WASHINGTON (Reuters) - The U.S. Environmental Protection Agency said on Wednesday that the average fuel efficiency of cars and trucks hit a record high in the 2017 model year, but highlighted in a report “legitimate concerns” about the industry’s ability to meet rising annual requirements.
For the 13 major automakers that sell vehicles in the United States, the average increase in fuel efficiency was a modest 0.2 miles per gallon (mpg) to 24.9 mpg from 24.7 mpg in 2016, in part because Americans were buying more large SUVs and pickups and fewer cars.
EPA Administrator Andrew Wheeler said “there are legitimate concerns about the ability to cost-effectively achieve the Obama Administration’s standards in the near future” and he noted that just three out of 13 major automakers met the 2017 requirements without using credits.
Automakers earn credits for over-complying with fuel efficiency requirements and can save them for use in future years when they face tougher standards or sell them to competitors if they do not need them. Automakers worry that without significant changes, they will not be able to meet requirements after 2020 because many credits expire.
The EPA report also shows that preliminary fuel efficiency for 2018 jumped by 0.5 mpg to 25.4 mpg.
Luke Tonachel, director for clean vehicles and fuels at the Natural Resources Defense Council, said the “data shows the current standards are working” and suggests that automakers could adopt additional existing technologies to improve fuel efficiency.
The Alliance of Automobile Manufacturers, a trade group representing major U.S. and foreign automakers, said they have invested billions of dollars to offer highly fuel efficient models but acknowledged that with low gas prices they are not selling as many as some forecast.
“Market conditions are a critical reality since our compliance with federal standards is based on sales and affordability,” it said.
The report shows that Fiat Chrysler Automobiles NV bought a significant number of credits, while Honda Motor Co, Nissan Motor Co, Toyota Motor Corp and Tesla Inc sold credits. BMW AG, Jaguar Land Rover, Volkswagen AG, and Daimler AG also bought credits, the report said.
Honda had the highest average fuel economy at 29.4 mpg, followed by Mazda Motor Co at 29 mpg and Hyundai Motor Co at 28.6 mpg.
The U.S. automakers, which sell more trucks than their foreign competitors, were at the bottom of the list. Ford Motor Co and General Motors Co were at 22.9 mpg, ahead of only Fiat Chrysler at 21.2 mpg.

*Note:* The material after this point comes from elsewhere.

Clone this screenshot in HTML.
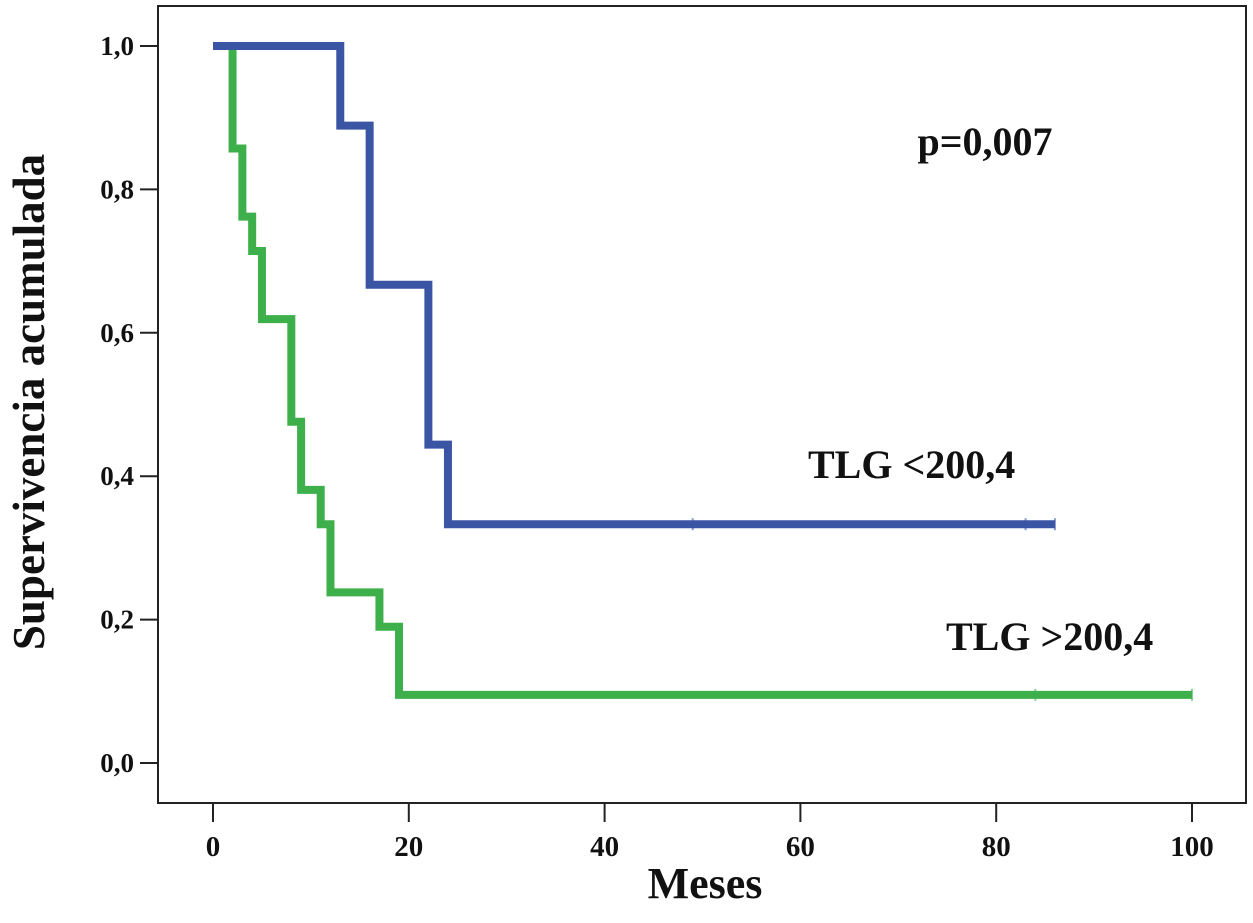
<!DOCTYPE html>
<html><head><meta charset="utf-8"><style>
body{margin:0;background:#fff;}
svg text{font-family:"Liberation Serif",serif;font-weight:bold;fill:#111;}
</style></head><body>
<svg id="chart" width="1253" height="918">
<rect x="158" y="6" width="1088" height="797" fill="none" stroke="#222" stroke-width="2"/>
<g id="axes"></g>
<g id="series"></g>
<text x="985" y="155" font-size="40" text-anchor="middle">p=0,007</text>
<text x="808" y="478" font-size="40">TLG &lt;200,4</text>
<text x="946" y="650" font-size="40">TLG &gt;200,4</text>
<text x="705" y="898" font-size="44" text-anchor="middle">Meses</text>
<text transform="translate(44,402) rotate(-90)" font-size="45" text-anchor="middle">Supervivencia acumulada</text>
</svg>
<script>
const xTicks=[0,20,40,60,80,100];
const yTicks=[0,0.2,0.4,0.6,0.8,1.0];
const yTickLabels=["0,0","0,2","0,4","0,6","0,8","1,0"];
const lowTimes=[0,13,16,22,24,86];
const lowSurv=[1.0,0.889,0.667,0.444,0.333,0.333];
const lowCensor=[49,83,86];
const highTimes=[0,2,3,4,5,8,9,11,12,17,19,100];
const highSurv=[1.0,0.857,0.762,0.714,0.619,0.476,0.381,0.333,0.238,0.190,0.095,0.095];
const highCensor=[84,100];

const X=v=>213+v*9.79;
const Y=v=>763-v*717;
const NS="http://www.w3.org/2000/svg";
const axes=document.getElementById('axes'), ser=document.getElementById('series');
function mk(tag,attrs,parent){const e=document.createElementNS(NS,tag);for(const k in attrs)e.setAttribute(k,attrs[k]);parent.appendChild(e);return e;}
xTicks.forEach(t=>{
  const l=mk('line',{x1:X(t),x2:X(t),y1:803,y2:822,stroke:'#222','stroke-width':2},axes);
  
  
  const tx=mk('text',{x:X(t),y:856,'font-size':29,'text-anchor':'middle'},axes);tx.textContent=t;
  
  
});
yTicks.forEach((t,i)=>{
  const l=mk('line',{x1:140,x2:158,y1:Y(t),y2:Y(t),stroke:'#222','stroke-width':2},axes);
  
  
  const tx=mk('text',{x:134,y:Y(t)+9,'font-size':27,'text-anchor':'end'},axes);tx.textContent=yTickLabels[i];
  
  
});
function stepPath(ts,ss){let d='M'+X(ts[0])+','+Y(ss[0]);for(let i=1;i<ts.length;i++){d+=' H'+X(ts[i])+' V'+Y(ss[i]);}return d;}
function survAt(ts,ss,t){let s=ss[0];for(let i=0;i<ts.length;i++)if(ts[i]<=t)s=ss[i];return s;}
function drawSeries(ts,ss,cens,color,name){
  const p=mk('path',{d:stepPath(ts,ss),fill:'none',stroke:color,'stroke-width':8,'stroke-linejoin':'miter','stroke-linecap':'butt'},ser);
  
  
  cens.forEach(c=>{const y=Y(survAt(ts,ss,c));
    const m=mk('line',{x1:X(c),x2:X(c),y1:y-6,y2:y+6,stroke:color,'stroke-width':2,opacity:0.6},ser);
    
    });
}
drawSeries(highTimes,highSurv,highCensor,'#3db04b','tlg-high');
drawSeries(lowTimes,lowSurv,lowCensor,'#3b55a5','tlg-low');
</script>
</body></html>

Toyota, which ranks ninth out of the 13 automakers, was the only major automaker to see its fleet-wide average fall as it sold more SUVs and trucks and fewer cars.
Fiat Chrysler disclosed last month it paid $77 million in U.S. civil penalties for failing to meet 2016 model year fuel economy requirements.
In August 2018, the EPA and National Highway Traffic Safety Administration unveiled a proposal to freeze fuel economy requirements at 2020 levels through 2026, a move it said would save automakers more than $300 billion in regulatory costs and reduce traffic deaths.
The Obama administration had adopted rules calling for a nearly 5 percent annual increase in fuel efficiency requirements from 2021 through 2026.